Hullo, welcome to my new blog – being started due to requests I have been getting about what I’m getting up to art-wise at the moment. 🙂 This year has been a very difficult year and the last few weeks have been no exception. I’ve down graded my expectations a bit about what I thought I was going to be able to accomplish over the next few months. My biggest focus is keeping my own mental health on an even keel as much as possible. At the moment, that means – more making art, and less of the stressful business side of it! I wish I knew why I found it all so stressful, but at the moment it doesn’t matter. I’m maxed out in my capacity to handle anxiety and stress, so I’m dialling back everywhere I can.

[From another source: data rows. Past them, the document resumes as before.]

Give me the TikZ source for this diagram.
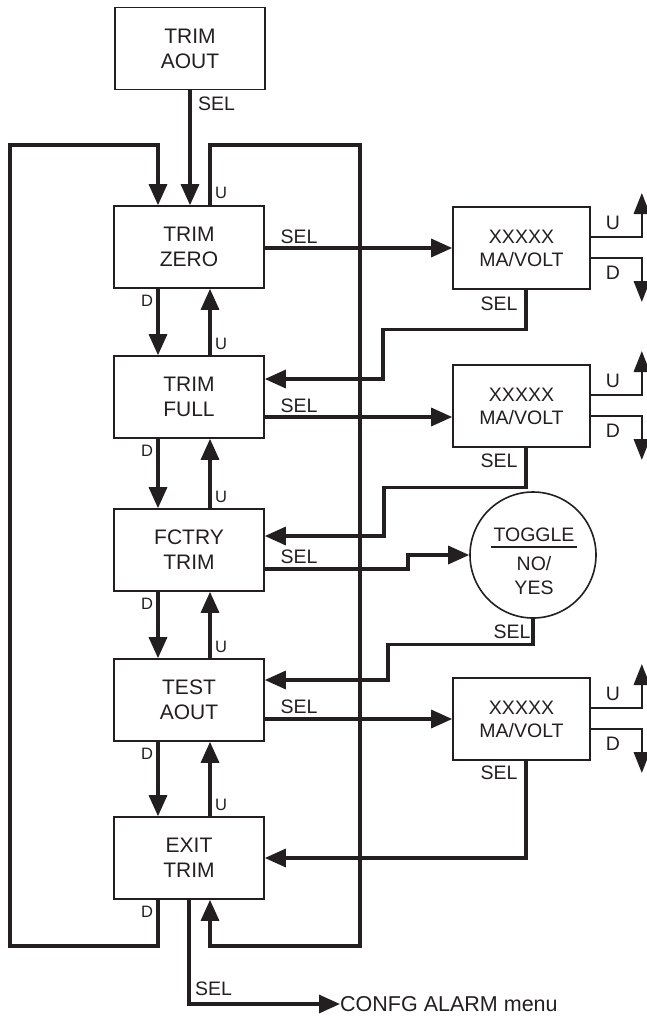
\documentclass[tikz,border=0pt]{standalone}
\usepackage{fontspec}
\setmainfont{Liberation Sans}
\usetikzlibrary{arrows.meta,calc}
\definecolor{ink}{RGB}{35,31,32}
\begin{document}
\begin{tikzpicture}[x=1pt,y=-1pt,
  mbox/.style={draw=ink, line width=1.6pt, minimum width=150pt, minimum height=82pt, inner sep=0pt, align=center, font=\fontsize{21}{25}\selectfont, text=ink},
  xbox/.style={draw=ink, line width=1.6pt, minimum width=137pt, minimum height=82pt, inner sep=0pt, align=center, font=\fontsize{19.5}{23}\selectfont, text=ink},
  lab/.style={font=\fontsize{19.5}{20}\selectfont, text=ink, inner sep=0pt},
  slab/.style={font=\fontsize{16.5}{17}\selectfont, text=ink, inner sep=0pt},
  wire/.style={draw=ink, line width=3.2pt},
  arr/.style={wire, -{Triangle[length=21pt,width=18pt]}},
  thinw/.style={draw=ink, line width=2.2pt},
  tarr/.style={thinw, -{Triangle[length=21pt,width=16pt]}},
]
\useasboundingbox (0,0) rectangle (646,1017);

% main boxes
\node[mbox] (aout)  at (190,48.5) {TRIM\\AOUT};
\node[mbox] (zero)  at (189,247)  {TRIM\\ZERO};
\node[mbox] (full)  at (189,397)  {TRIM\\FULL};
\node[mbox] (fctry) at (189,550)  {FCTRY\\TRIM};
\node[mbox] (test)  at (189,700)  {TEST\\AOUT};
\node[mbox] (exit)  at (189,858)  {EXIT\\TRIM};

% value boxes
\node[xbox] (x1) at (521.5,248) {XXXXX\\MA/VOLT};
\node[xbox] (x2) at (521.5,406) {XXXXX\\MA/VOLT};
\node[xbox] (x3) at (521.5,719) {XXXXX\\MA/VOLT};

% toggle circle
\node[draw=ink, line width=1.6pt, circle, minimum size=126pt, inner sep=0pt] (tog) at (533,555) {};
\node[lab] (togt) at (534,535) {TOGGLE};
\node[lab] (tno)  at (534,564) {NO/};
\node[lab] (tyes) at (534,588) {YES};
\draw[ink, line width=1.8pt] ($(togt.center)+(-43,12)$) -- ($(togt.center)+(43,12)$);

% helper coordinates
\coordinate (dl) at (158,0);
\coordinate (ul) at (210,0);
\coordinate (sx) at (526,0);
\coordinate (lb) at (10,946);
\coordinate (lt) at (10,145);
\coordinate (rt) at (360,145);
\coordinate (rb) at (360,946);

% entry
\draw[arr] (aout.south) -- (aout.south |- zero.north);
\node[lab, anchor=west] (aoutsel) at (198,104) {SEL};

% D / U arrows between main boxes
\foreach \a/\b in {zero/full, full/fctry, fctry/test, test/exit}{
  \draw[arr] (\a.south -| dl) -- (\b.north -| dl);
  \draw[arr] (\b.north -| ul) -- (\a.south -| ul);
  \node[slab] at ($(\a.south -| dl)+(-11,12)$) {D};
  \node[slab] at ($(\b.north -| ul)+(11,-11)$) {U};
}
\node[slab] (zu) at ($(zero.north -| ul)+(11,-12)$) {U};
\node[slab] (ed) at ($(exit.south -| dl)+(-11,12)$) {D};

% outer loops
\draw[arr] (exit.south -| dl) |- (lb) |- (lt) -| (zero.north -| dl);
\draw[arr] (zero.north -| ul) |- (rt) -- (rb) -| (exit.south -| ul);

% SEL to value boxes
\draw[arr] (zero.east |- x1.west) -- (x1.west);
\node[lab] (zsel) at (299,237) {SEL};

\coordinate (fs) at ($(full.east)+(0,20)$);
\draw[arr] (fs) -- (fs -| x2.west);
\node[lab] (fsel) at (299,406) {SEL};

\coordinate (cs) at ($(fctry.east)+(0,19)$);
\coordinate (cstep) at (408,0);
\draw[arr] (cs) -- (cs -| cstep) |- (tog.west);
\node[lab] (csel) at (299,557) {SEL};

\draw[arr] (test.east |- x3.west) -- (x3.west);
\node[lab] (tsel) at (299,707) {SEL};

% SEL back from value boxes
\draw[arr] (x1.south -| sx) -- ++(0,40) -| (383,379) -- ($(full.east)+(0,-18)$);
\node[lab] (x1sel) at (499,304) {SEL};

\draw[arr] (x2.south -| sx) -- ++(0,40) -| (384,536) -- ($(fctry.east)+(0,-14)$);
\node[lab] (x2sel) at (499,461) {SEL};

\draw[arr] (tog.south) -- ++(0,26) -| (388,680) -- ($(test.east)+(0,-20)$);
\node[lab] (tgsel) at (512,632) {SEL};

\draw[arr] (x3.south -| sx) |- (exit.east);
\node[lab] (x3sel) at (499,773) {SEL};

% U / D outputs of value boxes
\foreach \b in {x1,x2,x3}{
  \draw[tarr] ($(\b.east)+(0,-11)$) -| ++(51,-44);
  \draw[tarr] ($(\b.east)+(0,10)$) -| ++(51,44);
  \node[lab] at ($(\b.east)+(22,-25)$) {U};
  \node[lab] at ($(\b.east)+(22,25)$) {D};
}

% exit
\node[lab, anchor=west, font=\fontsize{21.5}{22}\selectfont] (cfg) at (340,1004) {CONFG ALARM menu};
\draw[arr] (exit.south) |- (cfg.west);
\node[lab, anchor=west] (esel) at (195,989) {SEL};
\end{tikzpicture}
\end{document}
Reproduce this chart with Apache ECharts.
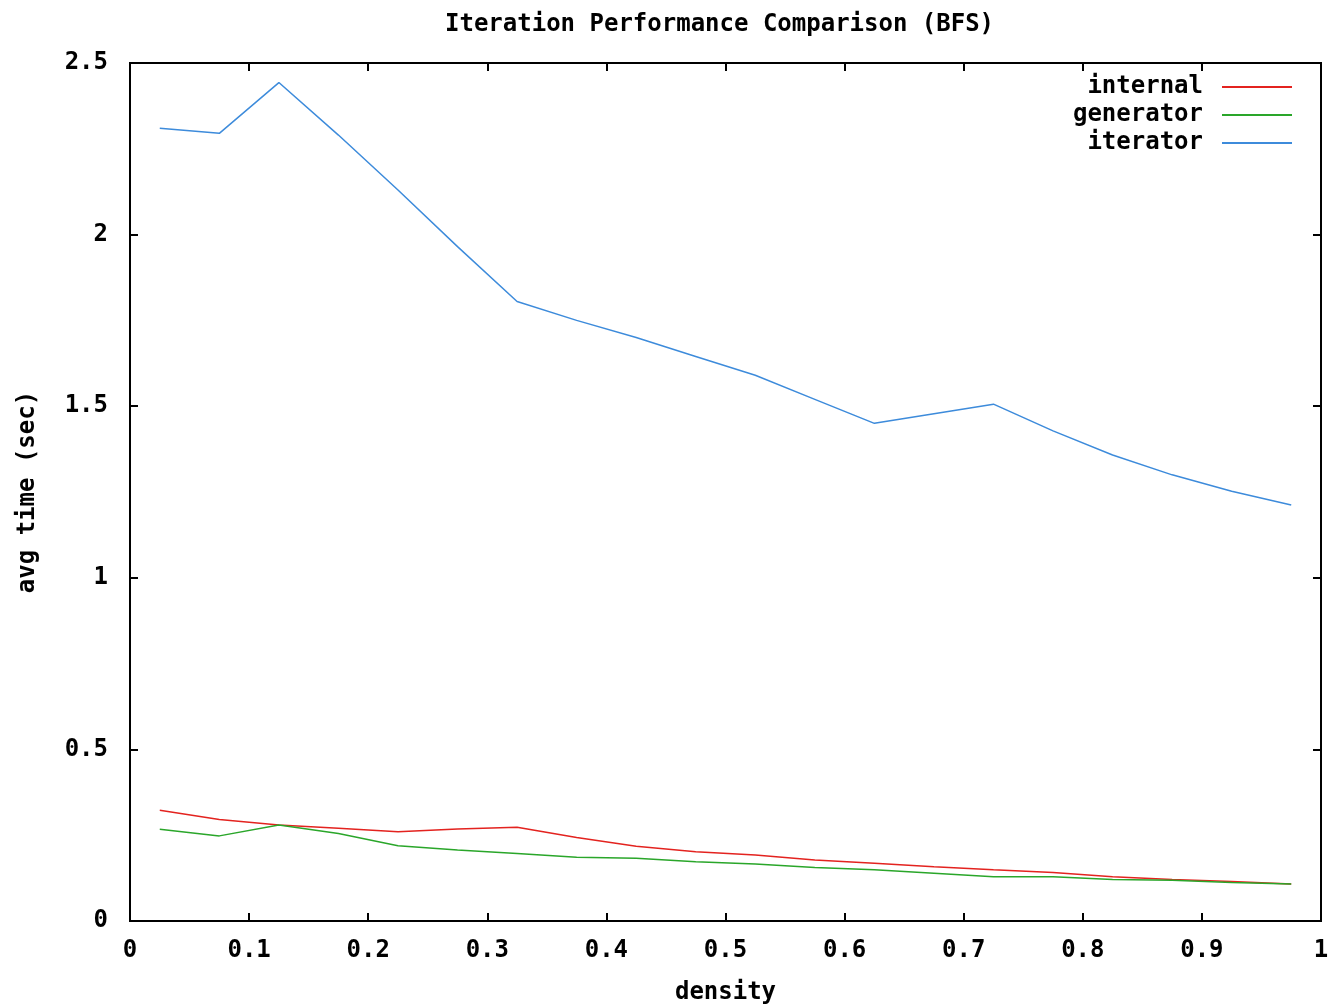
<!DOCTYPE html>
<html>
<head>
<meta charset="utf-8">
<script src="https://cdn.jsdelivr.net/npm/echarts@6/dist/echarts.min.js"></script>
<style>
html,body{margin:0;padding:0;background:#fff;}
#chart{width:1337px;height:1008px;}
</style>
</head>
<body>
<div id="chart"></div>
<script>
// ---- data ----
var density = [0.025, 0.075, 0.125, 0.175, 0.225, 0.275, 0.325, 0.375, 0.425, 0.475,
               0.525, 0.575, 0.625, 0.675, 0.725, 0.775, 0.825, 0.875, 0.925, 0.975];
var internalTimes = [0.323, 0.296, 0.280, 0.270, 0.260, 0.268, 0.273, 0.243, 0.218, 0.202,
                     0.192, 0.178, 0.168, 0.158, 0.149, 0.141, 0.129, 0.121, 0.115, 0.108];
var generatorTimes = [0.267, 0.248, 0.280, 0.255, 0.219, 0.207, 0.197, 0.186, 0.183, 0.173,
                      0.166, 0.156, 0.149, 0.139, 0.129, 0.129, 0.121, 0.119, 0.112, 0.108];
var iteratorTimes = [2.310, 2.295, 2.443, 2.290, 2.130, 1.965, 1.805, 1.750, 1.700, 1.645,
                     1.590, 1.520, 1.450, 1.478, 1.506, 1.428, 1.358, 1.300, 1.252, 1.212];
var seriesNames = ['internal', 'generator', 'iterator'];
var xTickLabels = ['0', '0.1', '0.2', '0.3', '0.4', '0.5', '0.6', '0.7', '0.8', '0.9', '1'];
var yTickLabels = ['0', '0.5', '1', '1.5', '2', '2.5'];

function pairs(ys) { return density.map(function (x, i) { return [x, ys[i]]; }); }

var FONT = '"DejaVu Sans Mono", "Liberation Mono", monospace';
var tickFont = { fontFamily: FONT, fontWeight: 'bold', fontSize: 24, color: '#000' };

function xAxisDef(pos, showLabel) {
  return {
    type: 'value', position: pos, min: 0, max: 1, interval: 0.1,
    name: showLabel ? 'density' : '', nameLocation: 'middle', nameGap: 60,
    nameTextStyle: tickFont,
    axisLine: { show: true, onZero: false, lineStyle: { color: '#000', width: 2 } },
    axisTick: { show: true, inside: true, length: 8, lineStyle: { color: '#000', width: 2 } },
    axisLabel: {
      show: showLabel, margin: 18, fontFamily: FONT, fontWeight: 'bold', fontSize: 24, color: '#000',
      formatter: function (v) { return xTickLabels[Math.round(v * 10)]; }
    },
    splitLine: { show: false }
  };
}
function yAxisDef(pos, showLabel) {
  return {
    type: 'value', position: pos, min: 0, max: 2.5, interval: 0.5,
    name: showLabel ? 'avg time (sec)' : '', nameLocation: 'middle', nameGap: 90, nameRotate: 90,
    nameTextStyle: tickFont,
    axisLine: { show: true, onZero: false, lineStyle: { color: '#000', width: 2 } },
    axisTick: { show: true, inside: true, length: 8, lineStyle: { color: '#000', width: 2 } },
    axisLabel: {
      show: showLabel, margin: 22, fontFamily: FONT, fontWeight: 'bold', fontSize: 24, color: '#000',
      formatter: function (v) { return yTickLabels[Math.round(v * 2)]; }
    },
    splitLine: { show: false }
  };
}

var colors = ['#e3231f', '#2aa62a', '#3d8bdb'];
var dataSets = [internalTimes, generatorTimes, iteratorTimes];

var chart = echarts.init(document.getElementById('chart'), null, { renderer: 'canvas' });
chart.setOption({
  animation: false,
  backgroundColor: '#fff',
  title: {
    text: 'Iteration Performance Comparison (BFS)', left: 440, top: 8,
    textStyle: { fontFamily: FONT, fontWeight: 'bold', fontSize: 24, color: '#000' }
  },
  grid: { left: 130, right: 16, top: 63, bottom: 87, containLabel: false, outerBoundsMode: 'none',
          show: true, borderColor: '#000', borderWidth: 2, backgroundColor: 'transparent' },
  legend: {
    orient: 'vertical', right: 40, top: 70, align: 'right',
    itemWidth: 70, itemHeight: 2, itemGap: 4, icon: 'rect',
    data: seriesNames,
    textStyle: { fontFamily: FONT, fontWeight: 'bold', fontSize: 24, color: '#000', padding: [0, 14, 0, 0] }
  },
  xAxis: [xAxisDef('bottom', true), xAxisDef('top', false)],
  yAxis: [yAxisDef('left', true), yAxisDef('right', false)],
  series: seriesNames.map(function (n, i) {
    return {
      name: n, type: 'line', xAxisIndex: 0, yAxisIndex: 0,
      data: pairs(dataSets[i]), showSymbol: false, symbol: 'none',
      itemStyle: { color: colors[i] },
      lineStyle: { color: colors[i], width: 1.5 }
    };
  })
});
</script>
</body>
</html>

Today I went down the Central Mental Health Service and spoke to a lovely lady there. I’d submitted two artworks for display at this years TheMHS (The Mental Health Service – a national annual conference) which would be very exciting as that is a big audience – and the perfect audience for a lot of my work. I’m also doing a talk at the conference about ‘managing dissociation’ so I’d be able to take a look at all the exhibits myself. 🙂 The theme was a little confusing – ‘Resilience in the midst of change’. I like to make fresh works inspired by themes for exhibitions rather than brush off old ones and fit them into the theme. So I focused on the word resilience and came up with two artworks in time for the submission date – which was fortunately extended a few times. There’s a few different steps in the selection process and my work has apparently made it through the first one, I was asked to bring both works in so they could see them in the flesh. Here they are – New growth, which is ink and gold leaf:

and She Blooms, oils and gold leaf:

I’m very proud of both of them and very excited to be considered for the exhibition! If either don’t make it through selection, they will be included in the October Mental Health Week exhibition instead. Which is one of the projects I’m now working on – a body of work to be ready in time to display there. First however, is the haiga I’m hoping to send in to the Salisbury Writers Festival competition! Haiga is a combination of an image – traditionally an ink painting, but these days often a digital photo, and a haiku – a Japanese traditional short 3 line poem.

Considering that I love ink painting and poetry, this seems a perfect opportunity to stretch myself a little and combine the two. The rules specify that haiku or senryu are acceptable, but not tanka (the longer style). I’ve never written any of them before, my personal preference is blank verse and considerably longer. I do like the punch of shorter poems but none of those I’ve written have the feel of a haiku. So I’ve been reading a bit about how to write haiku, and playing around with the shorter form, hoping to come up with two haiku and paint them into two new ink paintings in time for the selection cut off this Friday. If I can’t make two in time I may use a photo for one. I love it when they allow you to submit via email because it gives you that extra day or two that your work would normally spend in the post… but I hate it because it involves fiddling around with digital images and trying to make sure your image is large enough to be printed out at quality, but small enough to be emailed… not really my forte, but I’m learning!